» PROBLEM DETAILS:
Repeat all of the material below exactly as written, images excluded.

» DATA SHOWN:
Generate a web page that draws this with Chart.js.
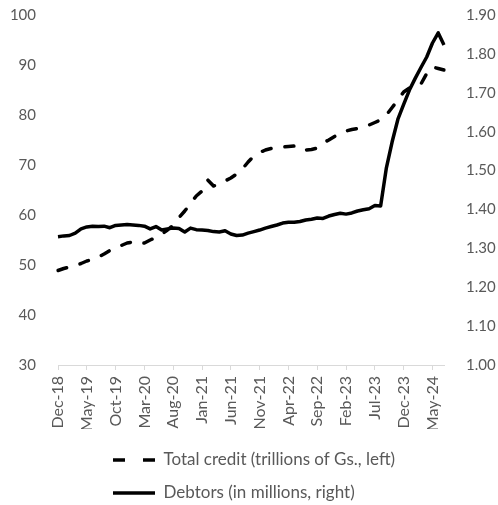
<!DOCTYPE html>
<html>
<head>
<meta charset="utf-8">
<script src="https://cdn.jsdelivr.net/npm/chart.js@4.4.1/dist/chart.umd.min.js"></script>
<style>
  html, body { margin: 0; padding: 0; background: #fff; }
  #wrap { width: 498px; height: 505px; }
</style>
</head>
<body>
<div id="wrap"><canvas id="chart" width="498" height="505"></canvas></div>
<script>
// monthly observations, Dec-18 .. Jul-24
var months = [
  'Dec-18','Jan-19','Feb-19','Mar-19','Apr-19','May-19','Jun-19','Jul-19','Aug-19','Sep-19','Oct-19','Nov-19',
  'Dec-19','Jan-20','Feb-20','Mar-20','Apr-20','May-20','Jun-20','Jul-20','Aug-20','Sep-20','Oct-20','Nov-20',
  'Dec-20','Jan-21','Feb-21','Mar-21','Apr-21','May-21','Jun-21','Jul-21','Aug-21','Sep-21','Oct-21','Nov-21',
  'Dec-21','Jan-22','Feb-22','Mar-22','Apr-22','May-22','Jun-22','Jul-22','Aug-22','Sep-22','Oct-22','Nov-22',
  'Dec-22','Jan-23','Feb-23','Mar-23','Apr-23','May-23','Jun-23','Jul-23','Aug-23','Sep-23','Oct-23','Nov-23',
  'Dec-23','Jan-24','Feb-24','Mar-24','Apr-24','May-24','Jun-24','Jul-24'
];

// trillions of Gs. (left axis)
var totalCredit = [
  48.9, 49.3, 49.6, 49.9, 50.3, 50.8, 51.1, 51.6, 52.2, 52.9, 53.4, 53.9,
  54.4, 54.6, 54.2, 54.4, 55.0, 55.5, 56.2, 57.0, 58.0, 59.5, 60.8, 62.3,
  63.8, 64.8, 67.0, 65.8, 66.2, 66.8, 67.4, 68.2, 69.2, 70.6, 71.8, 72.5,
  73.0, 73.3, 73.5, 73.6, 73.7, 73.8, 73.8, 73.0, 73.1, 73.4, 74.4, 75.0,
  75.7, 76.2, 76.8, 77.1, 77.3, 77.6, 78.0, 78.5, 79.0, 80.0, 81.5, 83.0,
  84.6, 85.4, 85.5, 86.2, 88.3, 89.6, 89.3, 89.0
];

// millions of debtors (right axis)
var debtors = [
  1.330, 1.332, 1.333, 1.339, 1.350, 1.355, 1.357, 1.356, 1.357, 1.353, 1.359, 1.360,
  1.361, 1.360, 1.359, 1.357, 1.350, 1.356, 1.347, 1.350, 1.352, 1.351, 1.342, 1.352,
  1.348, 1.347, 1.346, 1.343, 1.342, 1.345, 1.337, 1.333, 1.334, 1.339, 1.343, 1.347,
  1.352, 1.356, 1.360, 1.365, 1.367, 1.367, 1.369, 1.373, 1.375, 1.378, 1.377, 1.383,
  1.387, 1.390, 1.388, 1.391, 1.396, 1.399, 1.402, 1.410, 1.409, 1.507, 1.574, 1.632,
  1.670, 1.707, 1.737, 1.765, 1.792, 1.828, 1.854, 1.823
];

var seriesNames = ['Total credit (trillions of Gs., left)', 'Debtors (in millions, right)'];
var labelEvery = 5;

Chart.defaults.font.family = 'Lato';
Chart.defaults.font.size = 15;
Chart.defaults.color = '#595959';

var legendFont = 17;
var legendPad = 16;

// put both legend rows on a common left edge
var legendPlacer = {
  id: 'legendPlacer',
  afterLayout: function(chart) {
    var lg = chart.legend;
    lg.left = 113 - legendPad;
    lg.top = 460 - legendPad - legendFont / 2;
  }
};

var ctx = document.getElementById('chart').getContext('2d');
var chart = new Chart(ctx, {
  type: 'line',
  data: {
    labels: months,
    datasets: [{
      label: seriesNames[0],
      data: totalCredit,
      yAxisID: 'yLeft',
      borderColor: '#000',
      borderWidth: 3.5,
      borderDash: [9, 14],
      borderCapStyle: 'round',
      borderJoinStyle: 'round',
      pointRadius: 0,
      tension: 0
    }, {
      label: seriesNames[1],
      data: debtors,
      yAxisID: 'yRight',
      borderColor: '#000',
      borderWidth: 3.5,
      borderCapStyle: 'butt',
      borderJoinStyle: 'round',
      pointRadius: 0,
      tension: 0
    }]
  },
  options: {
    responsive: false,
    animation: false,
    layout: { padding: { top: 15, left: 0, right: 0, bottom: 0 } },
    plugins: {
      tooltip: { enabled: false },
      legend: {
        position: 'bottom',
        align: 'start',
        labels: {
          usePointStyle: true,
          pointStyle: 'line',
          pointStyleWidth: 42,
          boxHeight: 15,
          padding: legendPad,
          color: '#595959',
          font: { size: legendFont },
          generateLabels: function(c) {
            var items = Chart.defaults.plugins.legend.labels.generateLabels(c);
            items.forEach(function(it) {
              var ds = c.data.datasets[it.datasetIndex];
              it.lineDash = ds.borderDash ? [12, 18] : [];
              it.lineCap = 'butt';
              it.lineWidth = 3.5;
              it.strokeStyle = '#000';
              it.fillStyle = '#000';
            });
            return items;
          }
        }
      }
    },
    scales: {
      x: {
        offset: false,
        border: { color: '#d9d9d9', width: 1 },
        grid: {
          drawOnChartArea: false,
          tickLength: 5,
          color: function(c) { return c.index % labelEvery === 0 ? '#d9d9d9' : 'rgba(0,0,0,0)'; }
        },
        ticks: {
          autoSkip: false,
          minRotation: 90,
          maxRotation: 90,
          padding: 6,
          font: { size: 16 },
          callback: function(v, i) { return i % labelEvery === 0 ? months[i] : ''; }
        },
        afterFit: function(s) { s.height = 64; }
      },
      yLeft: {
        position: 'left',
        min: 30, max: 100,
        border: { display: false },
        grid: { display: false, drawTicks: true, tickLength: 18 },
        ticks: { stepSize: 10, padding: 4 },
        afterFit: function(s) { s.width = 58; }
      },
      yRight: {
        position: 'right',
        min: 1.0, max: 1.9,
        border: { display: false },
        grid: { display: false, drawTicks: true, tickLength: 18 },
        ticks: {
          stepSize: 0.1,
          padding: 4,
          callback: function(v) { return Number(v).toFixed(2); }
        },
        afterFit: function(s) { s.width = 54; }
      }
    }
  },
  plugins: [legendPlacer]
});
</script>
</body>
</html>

» RESULT:
Generate a web page that draws this with Chart.js.
<!DOCTYPE html>
<html>
<head>
<meta charset="utf-8">
<script src="https://cdn.jsdelivr.net/npm/chart.js@4.4.1/dist/chart.umd.min.js"></script>
<style>
  html, body { margin: 0; padding: 0; background: #fff; }
  #wrap { width: 498px; height: 505px; }
</style>
</head>
<body>
<div id="wrap"><canvas id="chart" width="498" height="505"></canvas></div>
<script>
// monthly observations, Dec-18 .. Jul-24
var months = [
  'Dec-18','Jan-19','Feb-19','Mar-19','Apr-19','May-19','Jun-19','Jul-19','Aug-19','Sep-19','Oct-19','Nov-19',
  'Dec-19','Jan-20','Feb-20','Mar-20','Apr-20','May-20','Jun-20','Jul-20','Aug-20','Sep-20','Oct-20','Nov-20',
  'Dec-20','Jan-21','Feb-21','Mar-21','Apr-21','May-21','Jun-21','Jul-21','Aug-21','Sep-21','Oct-21','Nov-21',
  'Dec-21','Jan-22','Feb-22','Mar-22','Apr-22','May-22','Jun-22','Jul-22','Aug-22','Sep-22','Oct-22','Nov-22',
  'Dec-22','Jan-23','Feb-23','Mar-23','Apr-23','May-23','Jun-23','Jul-23','Aug-23','Sep-23','Oct-23','Nov-23',
  'Dec-23','Jan-24','Feb-24','Mar-24','Apr-24','May-24','Jun-24','Jul-24'
];

// trillions of Gs. (left axis)
var totalCredit = [
  48.9, 49.3, 49.6, 49.9, 50.3, 50.8, 51.1, 51.6, 52.2, 52.9, 53.4, 53.9,
  54.4, 54.6, 54.2, 54.4, 55.0, 55.5, 56.2, 57.0, 58.0, 59.5, 60.8, 62.3,
  63.8, 64.8, 67.0, 65.8, 66.2, 66.8, 67.4, 68.2, 69.2, 70.6, 71.8, 72.5,
  73.0, 73.3, 73.5, 73.6, 73.7, 73.8, 73.8, 73.0, 73.1, 73.4, 74.4, 75.0,
  75.7, 76.2, 76.8, 77.1, 77.3, 77.6, 78.0, 78.5, 79.0, 80.0, 81.5, 83.0,
  84.6, 85.4, 85.5, 86.2, 88.3, 89.6, 89.3, 89.0
];

// millions of debtors (right axis)
var debtors = [
  1.330, 1.332, 1.333, 1.339, 1.350, 1.355, 1.357, 1.356, 1.357, 1.353, 1.359, 1.360,
  1.361, 1.360, 1.359, 1.357, 1.350, 1.356, 1.347, 1.350, 1.352, 1.351, 1.342, 1.352,
  1.348, 1.347, 1.346, 1.343, 1.342, 1.345, 1.337, 1.333, 1.334, 1.339, 1.343, 1.347,
  1.352, 1.356, 1.360, 1.365, 1.367, 1.367, 1.369, 1.373, 1.375, 1.378, 1.377, 1.383,
  1.387, 1.390, 1.388, 1.391, 1.396, 1.399, 1.402, 1.410, 1.409, 1.507, 1.574, 1.632,
  1.670, 1.707, 1.737, 1.765, 1.792, 1.828, 1.854, 1.823
];

var seriesNames = ['Total credit (trillions of Gs., left)', 'Debtors (in millions, right)'];
var labelEvery = 5;

Chart.defaults.font.family = 'Lato';
Chart.defaults.font.size = 15;
Chart.defaults.color = '#595959';

var legendFont = 17;
var legendPad = 16;

// put both legend rows on a common left edge
var legendPlacer = {
  id: 'legendPlacer',
  afterLayout: function(chart) {
    var lg = chart.legend;
    lg.left = 113 - legendPad;
    lg.top = 460 - legendPad - legendFont / 2;
  }
};

var ctx = document.getElementById('chart').getContext('2d');
var chart = new Chart(ctx, {
  type: 'line',
  data: {
    labels: months,
    datasets: [{
      label: seriesNames[0],
      data: totalCredit,
      yAxisID: 'yLeft',
      borderColor: '#000',
      borderWidth: 3.5,
      borderDash: [9, 14],
      borderCapStyle: 'round',
      borderJoinStyle: 'round',
      pointRadius: 0,
      tension: 0
    }, {
      label: seriesNames[1],
      data: debtors,
      yAxisID: 'yRight',
      borderColor: '#000',
      borderWidth: 3.5,
      borderCapStyle: 'butt',
      borderJoinStyle: 'round',
      pointRadius: 0,
      tension: 0
    }]
  },
  options: {
    responsive: false,
    animation: false,
    layout: { padding: { top: 15, left: 0, right: 0, bottom: 0 } },
    plugins: {
      tooltip: { enabled: false },
      legend: {
        position: 'bottom',
        align: 'start',
        labels: {
          usePointStyle: true,
          pointStyle: 'line',
          pointStyleWidth: 42,
          boxHeight: 15,
          padding: legendPad,
          color: '#595959',
          font: { size: legendFont },
          generateLabels: function(c) {
            var items = Chart.defaults.plugins.legend.labels.generateLabels(c);
            items.forEach(function(it) {
              var ds = c.data.datasets[it.datasetIndex];
              it.lineDash = ds.borderDash ? [12, 18] : [];
              it.lineCap = 'butt';
              it.lineWidth = 3.5;
              it.strokeStyle = '#000';
              it.fillStyle = '#000';
            });
            return items;
          }
        }
      }
    },
    scales: {
      x: {
        offset: false,
        border: { color: '#d9d9d9', width: 1 },
        grid: {
          drawOnChartArea: false,
          tickLength: 5,
          color: function(c) { return c.index % labelEvery === 0 ? '#d9d9d9' : 'rgba(0,0,0,0)'; }
        },
        ticks: {
          autoSkip: false,
          minRotation: 90,
          maxRotation: 90,
          padding: 6,
          font: { size: 16 },
          callback: function(v, i) { return i % labelEvery === 0 ? months[i] : ''; }
        },
        afterFit: function(s) { s.height = 64; }
      },
      yLeft: {
        position: 'left',
        min: 30, max: 100,
        border: { display: false },
        grid: { display: false, drawTicks: true, tickLength: 18 },
        ticks: { stepSize: 10, padding: 4 },
        afterFit: function(s) { s.width = 58; }
      },
      yRight: {
        position: 'right',
        min: 1.0, max: 1.9,
        border: { display: false },
        grid: { display: false, drawTicks: true, tickLength: 18 },
        ticks: {
          stepSize: 0.1,
          padding: 4,
          callback: function(v) { return Number(v).toFixed(2); }
        },
        afterFit: function(s) { s.width = 54; }
      }
    }
  },
  plugins: [legendPlacer]
});
</script>
</body>
</html>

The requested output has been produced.